Through 2011-12, UK Athletics has donated $21,083,420 to the university in scholarships and royalties during Barnhart’s 10-year tenure. Going beyond that, UK Athletics has contributed over $100 million in scholarships, indirect royalties and expenses.
“We are fortunate to have an athletics program that is self-sustaining – one of the few in the country – and that makes a concerted effort to contribute to the academic life of the institution,” Capilouto said. “Thanks to that financial strength and commitment, we are able to help many additional students make their UK education more affordable.”
However, UK’s $91.9 million athletics budget remains middle of the pack in the Southeastern Conference. Two years ago Barnhart cited the need for a new recruiting room at Commonwealth Stadium to enhance the football program — where it looks like season ticket sales will drop for a third straight year — as well as a new baseball stadium. Neither has happened.
Raising basketball ticket prices helps those needs as well as the basketball needs.
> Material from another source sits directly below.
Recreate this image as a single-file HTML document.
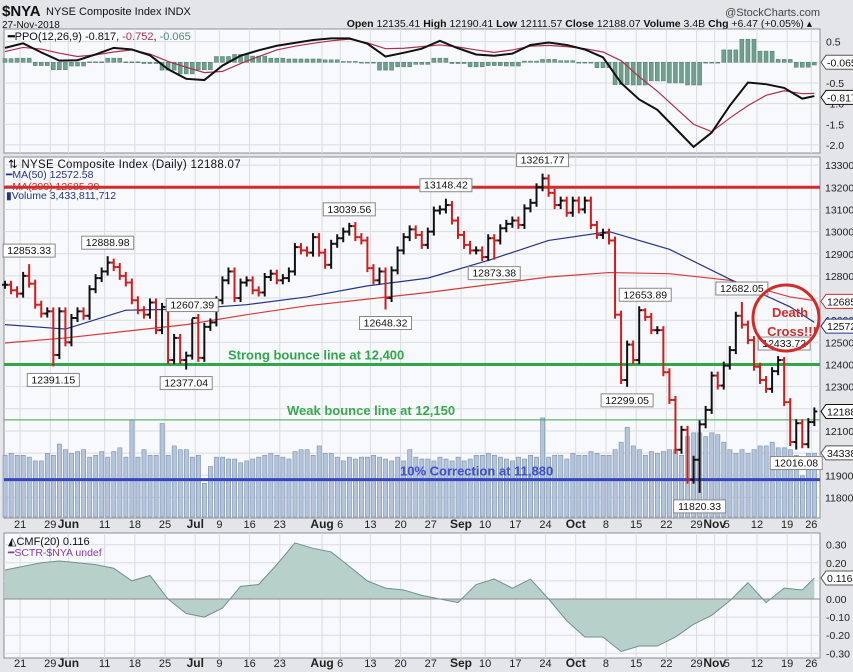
<!DOCTYPE html>
<html><head><meta charset="utf-8"><style>
html,body{margin:0;padding:0;background:#e4e5e9;}
svg{display:block;font-family:"Liberation Sans",sans-serif;}
</style></head><body>
<svg id="c" width="853" height="672" viewBox="0 0 853 672">
<rect x="0" y="0" width="853" height="672" fill="#e4e5e9"/>
<text x="2" y="16" font-size="15" font-weight="bold" fill="#111">$NYA</text>
<text x="46" y="15" font-size="11" fill="#111">NYSE Composite Index  INDX</text>
<text x="2" y="28" font-size="10" fill="#111">27-Nov-2018</text>
<text x="820" y="16" font-size="11" fill="#444" text-anchor="end">@StockCharts.com</text>
<text x="812" y="27" font-size="10.5" fill="#111" text-anchor="end"><tspan font-weight="bold">Open</tspan> 12135.41 <tspan font-weight="bold">High</tspan> 12190.41 <tspan font-weight="bold">Low</tspan> 12111.57 <tspan font-weight="bold">Close</tspan> 12188.07 <tspan font-weight="bold">Volume</tspan> 3.4B <tspan font-weight="bold">Chg</tspan> +6.47 (+0.05%) ▴</text>
<g id="g"></g>
</svg>
<script>
const closes=[12760,12735,12720,12800,12765,12670,12630,12640,12443,12640,12500,12610,12640,12620,12740,12790,12820,12860,12840,12800,12770,12690,12645,12625,12680,12555,12660,12420,12520,12420,12440,12610,12430,12570,12590,12690,12780,12820,12700,12770,12780,12735,12725,12795,12810,12780,12790,
12820,12930,12915,12905,12975,12905,12850,12945,12970,13000,13025,12975,12960,12835,12780,12820,12700,12825,12915,12975,13010,12985,12940,13000,13095,13100,13120,13050,12985,12940,12915,12915,12885,12970,12960,13015,13035,13050,13030,13105,13130,13200,13240,
13175,13120,13140,13085,13140,13100,13140,13030,12985,12995,12960,12625,12330,12490,12420,12645,12615,12555,12555,12365,12240,12015,12105,11880,11970,12130,12195,12350,12305,12395,12465,12620,12580,12510,12390,12330,12290,12370,12420,12230,12050,12135,12040,12140,12188];
const volumes=[3.3,3.4,3.3,3.3,3.2,3.0,3.0,3.4,3.3,3.9,3.6,3.4,3.5,3.6,3.2,3.3,3.5,3.2,3.5,3.7,3.2,5.2,3.2,3.6,3.3,3.3,5.0,3.3,3.8,3.6,3.6,3.2,3.3,1.8,2.7,3.2,3.2,3.1,3.1,2.9,3.0,3.1,3.2,3.3,3.4,3.3,3.2,3.1,3.5,3.6,3.6,3.3,3.8,3.4,3.4,3.2,3.0,3.2,3.1,3.2,3.2,3.3,3.2,3.1,3.0,3.2,3.0,3.6,3.2,3.1,3.1,3.0,3.2,3.1,3.0,3.2,3.0,3.1,3.3,3.3,3.4,3.3,3.2,3.1,3.0,3.2,3.1,3.3,3.2,5.3,3.2,3.3,3.3,3.1,3.4,3.3,3.3,3.5,3.4,3.3,3.3,3.6,4.0,4.8,3.8,3.6,3.3,3.5,3.4,3.5,3.6,3.6,3.3,4.3,4.5,4.5,4.3,4.5,4.4,4.0,3.6,3.4,3.6,3.4,3.6,3.8,3.8,4.0,3.7,3.7,3.6,3.3,2.2,3.4,3.4];
const maIdx=[0,10,20,30,40,50,60,70,80,90,100,110,120,130,134];
const ma50=[12580,12560,12645,12650,12670,12705,12755,12790,12870,12960,13000,12920,12785,12660,12590];
const ma200=[12497,12520,12550,12580,12625,12665,12695,12725,12760,12795,12815,12810,12780,12705,12688];
const ppo=[0.35,0.46,0.24,0.04,0.05,0.19,0.35,0.31,0.17,-0.17,-0.40,-0.43,-0.08,0.16,0.29,0.40,0.47,0.54,0.58,0.58,0.45,0.14,0.23,0.33,0.52,0.34,0.19,0.16,0.21,0.42,0.48,0.42,0.31,0.12,-0.50,-0.90,-1.15,-1.60,-2.05,-1.70,-1.05,-0.49,-0.53,-0.62,-0.88,-0.817];
const ppoSignal=[0.26,0.36,0.32,0.22,0.14,0.18,0.25,0.30,0.20,0.02,-0.12,-0.25,-0.22,-0.03,0.14,0.30,0.39,0.46,0.52,0.56,0.47,0.33,0.34,0.38,0.42,0.37,0.30,0.24,0.30,0.39,0.41,0.38,0.33,0.25,0.04,-0.35,-0.70,-1.10,-1.50,-1.68,-1.35,-1.05,-0.80,-0.69,-0.76,-0.752];
const cmf=[0.16,0.18,0.20,0.21,0.20,0.19,0.17,0.10,0.13,0.00,-0.08,-0.10,-0.05,0.07,0.08,0.19,0.31,0.28,0.26,0.18,0.10,0.06,0.05,0.02,0.00,-0.02,0.08,0.11,0.06,0.11,0.00,-0.12,-0.21,-0.21,-0.29,-0.26,-0.26,-0.21,-0.14,-0.09,-0.01,0.09,-0.02,0.06,0.05,0.116];
const annIdx=[4,8,17,30,31,57,63,73,81,89,103,106,115,122,129,131];
const annVal=[12853.33,12391.15,12888.98,12377.04,12607.39,13039.56,12648.32,13148.42,12873.38,13261.77,12299.05,12653.89,11820.33,12682.05,12433.72,12016.08];
const annHigh=[true,false,true,false,true,true,false,true,false,true,false,true,false,true,true,false];
const priceTicks=[13300,13200,13100,13000,12900,12800,12700,12600,12500,12400,12300,12200,12100,12000,11900,11800];
const ppoTicks=[0.5,-0.5,-1.0,-1.5,-2.0];
const cmfTicks=[0.3,0.2,0.1,0,-0.1,-0.2,-0.3];
const dateTicks=[['2018-05-21','21'],['2018-05-29','29'],['2018-06-01','Jun'],['2018-06-11','11'],['2018-06-18','18'],['2018-06-25','25'],['2018-07-02','Jul'],['2018-07-09','9'],['2018-07-16','16'],['2018-07-23','23'],['2018-08-01','Aug'],['2018-08-06','6'],['2018-08-13','13'],['2018-08-20','20'],['2018-08-27','27'],['2018-09-04','Sep'],['2018-09-10','10'],['2018-09-17','17'],['2018-09-24','24'],['2018-10-01','Oct'],['2018-10-08','8'],['2018-10-15','15'],['2018-10-22','22'],['2018-10-29','29'],['2018-11-01','Nov'],['2018-11-05','5'],['2018-11-12','12'],['2018-11-19','19'],['2018-11-26','26']];
const hLines=[[13200,'#d42a2a',3],[12400,'#2fa84a',3],[12150,'#39a84f',1],[11880,'#3545c0',3]];

const NS='http://www.w3.org/2000/svg';
const G=document.getElementById('g');
function el(t,a,p){const e=document.createElementNS(NS,t);for(const k in a)e.setAttribute(k,a[k]);(p||G).appendChild(e);return e;}
const X0=5,STEP=6.04,L=4,R=820;
const xI=i=>X0+i*STEP;
const yP=p=>364.5+(12400-p)*0.2215;
const yV=v=>517-v*18.7;
const yO=v=>62.3-v*41.3;
const yC=v=>599-v*181;
const sIdx=k=>Math.min(3*k,closes.length-1);
const hol=['2018-05-28','2018-07-04','2018-09-03','2018-11-22'];
const days=[];{let d=new Date(Date.UTC(2018,4,17));while(days.length<closes.length){const w=d.getUTCDay();const s=d.toISOString().slice(0,10);if(w>0&&w<6&&hol.indexOf(s)<0)days.push(s);d=new Date(d.getTime()+864e5);}}
const tickX=s=>{let i=days.indexOf(s);if(i<0)i=days.findIndex(d=>d>s);return xI(i)+3;};

function panel(name,y0,y1){
  const r=el('rect',{x:L,y:y0,width:R-L,height:y1-y0,fill:'#f8f9fc',stroke:'#8a8d95','stroke-width':1});
  
  
  dateTicks.forEach(t=>{const x=tickX(t[0]);const l=el('line',{x1:x,x2:x,y1:y0,y2:y1,stroke:'#d9dce4','stroke-width':1});
    
    });
}
function xAxis(y,name){
  dateTicks.forEach(t=>{const x=tickX(t[0]);const isM=isNaN(+t[1]);const tx=el('text',{x:x,y:y,'font-size':isM?12:11,'font-weight':isM?'bold':'normal','text-anchor':'middle',fill:'#222'});tx.textContent=t[1];
    
    });
}
function box(x,y,txt,col,name){
  const w=txt.length*6+6;
  const b=el('path',{d:`M${x} ${y} l5 -7 h${w} v14 h-${w} z`,fill:'#fff',stroke:col,'stroke-width':1});
  
  
  const t=el('text',{x:x+6,y:y+4,'font-size':10.5,fill:'#111'});t.textContent=txt;
  
  
}

panel('ppo-panel',29,153);
ppoTicks.concat([0]).forEach(v=>{const l=el('line',{x1:L,x2:R,y1:yO(v),y2:yO(v),stroke:'#d9dce4'});
  
  });
ppoTicks.forEach(v=>{const t=el('text',{x:826,y:yO(v)+4,'font-size':10.5,fill:'#222'});t.textContent=v.toFixed(1);
  
  });
ppo.forEach((v,k)=>{const h=v-ppoSignal[k];const y0=yO(0),y1=yO(h);
  for(let j=-1;j<=1;j++){const x=xI(sIdx(k))+j*STEP;if(x<L+1||x>R-3)continue;
    const b=el('rect',{x:x-2,y:Math.min(y0,y1),width:4,height:Math.max(0.8,Math.abs(y1-y0)),fill:'#70a08e',stroke:'#4d7a69','stroke-width':0.5});
    
    }
});
{const ps=el('polyline',{points:ppoSignal.map((v,k)=>xI(sIdx(k))+','+yO(v)).join(' '),fill:'none',stroke:'#b0304a','stroke-width':1.2});
 
 
 const pl=el('polyline',{points:ppo.map((v,k)=>xI(sIdx(k))+','+yO(v)).join(' '),fill:'none',stroke:'#111','stroke-width':2});
 
 }
{const t=el('text',{x:8,y:40,'font-size':11,fill:'#111'});t.innerHTML='<tspan font-weight="bold">━</tspan>PPO(12,26,9) -0.817, <tspan fill="#b0304a">-0.752</tspan>, <tspan fill="#4d8a70">-0.065</tspan>';
 
 }
box(821,yO(0),'-0.065','#555','ppo-hist-value');
box(821,yO(-0.85),'-0.817','#111','ppo-value');

panel('price-panel',157,518);
priceTicks.forEach(p=>{const l=el('line',{x1:L,x2:R,y1:yP(p),y2:yP(p),stroke:'#d9dce4'});
  
  
  const t=el('text',{x:825,y:yP(p)+4,'font-size':10.5,fill:'#222'});t.textContent=p;
  
  });
volumes.forEach((v,i)=>{const b=el('rect',{x:xI(i)-2,y:yV(v),width:4.2,height:517-yV(v),fill:'#b4c4da',stroke:'#7a90ae','stroke-width':0.6});
  
  });
{const m2=el('polyline',{points:ma200.map((v,k)=>xI(maIdx[k])+','+yP(v)).join(' '),fill:'none',stroke:'#d43c3c','stroke-width':1.2});
 
 
 const m1=el('polyline',{points:ma50.map((v,k)=>xI(maIdx[k])+','+yP(v)).join(' '),fill:'none',stroke:'#26338a','stroke-width':1.2});
 
 }
hLines.forEach(h=>{const l=el('line',{x1:L,x2:R,y1:yP(h[0]),y2:yP(h[0]),stroke:h[1],'stroke-width':h[2]});
  
  });
closes.forEach((c,i)=>{const o=i?closes[i-1]:c;let hi=Math.max(o,c)+18,lo=Math.min(o,c)-18;
  const a=annIdx.indexOf(i);if(a>=0){if(annHigh[a])hi=annVal[a];else lo=annVal[a];}
  const col=(i&&c<closes[i-1])?'#d21c1c':'#111';const x=xI(i);
  const g=el('g',{stroke:col,'stroke-width':2});
  
  
  el('line',{x1:x,x2:x,y1:yP(hi),y2:yP(lo)},g);
  el('line',{x1:x-3,x2:x,y1:yP(o),y2:yP(o)},g);
  el('line',{x1:x,x2:x+3,y1:yP(c),y2:yP(c)},g);
});
annVal.forEach((v,k)=>{const x=xI(annIdx[k]);const txt=v.toFixed(2);const w=txt.length*6+4;const y=annHigh[k]?yP(v)-20:yP(v)+7;
  const r=el('rect',{x:x-w/2,y:y,width:w,height:13,fill:'#fff',stroke:'#888'});
  
  
  const t=el('text',{x:x,y:y+10,'font-size':10.5,'text-anchor':'middle',fill:'#111'});t.textContent=txt;
  
  });
[['Strong bounce line at 12,400',228,yP(12400)-5,'#2fa84a'],['Weak bounce line at 12,150',287,yP(12150)-5,'#39a84f'],['10% Correction at 11,880',400,yP(11880)-4,'#3f4fd0']].forEach(a=>{
  const t=el('text',{x:a[1],y:a[2],'font-size':13,'font-weight':'bold',fill:a[3]});t.textContent=a[0];
  
  });
{const c=el('circle',{cx:786,cy:318,r:33,fill:'none',stroke:'#d42a2a','stroke-width':3});
 
 
 const t1=el('text',{x:790,y:317,'font-size':13,'font-weight':'bold','text-anchor':'middle',fill:'#d42a2a'});t1.textContent='Death';
 
 
 const t2=el('text',{x:792,y:336,'font-size':13,'font-weight':'bold','text-anchor':'middle',fill:'#d42a2a'});t2.textContent='Cross!!!';
 
 }
{const t=el('text',{x:8,y:168,'font-size':11.5,fill:'#111','letter-spacing':'0.3'});t.textContent='⇅ NYSE Composite Index (Daily) 12188.07';
 
 
 const t2=el('text',{x:6,y:178,'font-size':10.5,fill:'#26338a'});t2.textContent='━MA(50) 12572.58';
 
 
 const t3=el('text',{x:6,y:190,'font-size':10.5,fill:'#d42a2a'});t3.textContent='━MA(200) 12685.39';
 
 
 const t4=el('text',{x:6,y:199,'font-size':10.5,fill:'#26338a'});t4.textContent='▮Volume 3,433,811,712';
 
 }
box(821,yP(12685),'12685','#d42a2a','ma200-value');
box(821,yP(12573),'12572','#26338a','ma50-value');
box(821,yP(12188),'12188','#111','close-value');
box(821,yV(3.43),'34338','#555','volume-value');
xAxis(528,'x-tick-main');

panel('cmf-panel',533,658);
cmfTicks.forEach(v=>{const l=el('line',{x1:L,x2:R,y1:yC(v),y2:yC(v),stroke:v===0?'#888':'#d9dce4'});
  
  
  const t=el('text',{x:826,y:yC(v)+4,'font-size':10.5,fill:'#222'});t.textContent=v.toFixed(2);
  
  });
{const pts=cmf.map((v,k)=>xI(sIdx(k))+','+yC(v));
 const a=el('polygon',{points:xI(0)+','+yC(0)+' '+pts.join(' ')+' '+xI(closes.length-1)+','+yC(0),fill:'#b7d0ca',stroke:'none'});
 
 
 const l=el('polyline',{points:pts.join(' '),fill:'none',stroke:'#6f918b','stroke-width':1});
 
 
 const z=el('line',{x1:L,x2:R,y1:yC(0),y2:yC(0),stroke:'#8a8a8a'});
 
 }
{const t=el('text',{x:8,y:545,'font-size':11,fill:'#111'});t.textContent='◭CMF(20) 0.116';
 
 
 const t2=el('text',{x:8,y:556,'font-size':10.5,fill:'#8a3ac0'});t2.textContent='━SCTR-$NYA undef';
 
 }
box(821,yC(0.116),'0.116','#555','cmf-value');
xAxis(667,'x-tick-bottom');
</script>
</body></html>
However, some basketball season ticket holders grumbled immediately about paying more to see fewer marquee games in Rupp Arena and others wondered what impact increased prices might have on “average” fans that sit in the top half of the upper deck.
But with the success UK has had the last three years under John Calipari, the demand for UK basketball has never been higher. With prices escalating in every part of life, an increase in ticket prices was predictable. But a friend today also told me it was going to cost him $125 per ticket to see Kentucky play football at Missouri this season. Tell me which seems a better value — a $50 UK basketball ticket or $125 Missouri football ticket.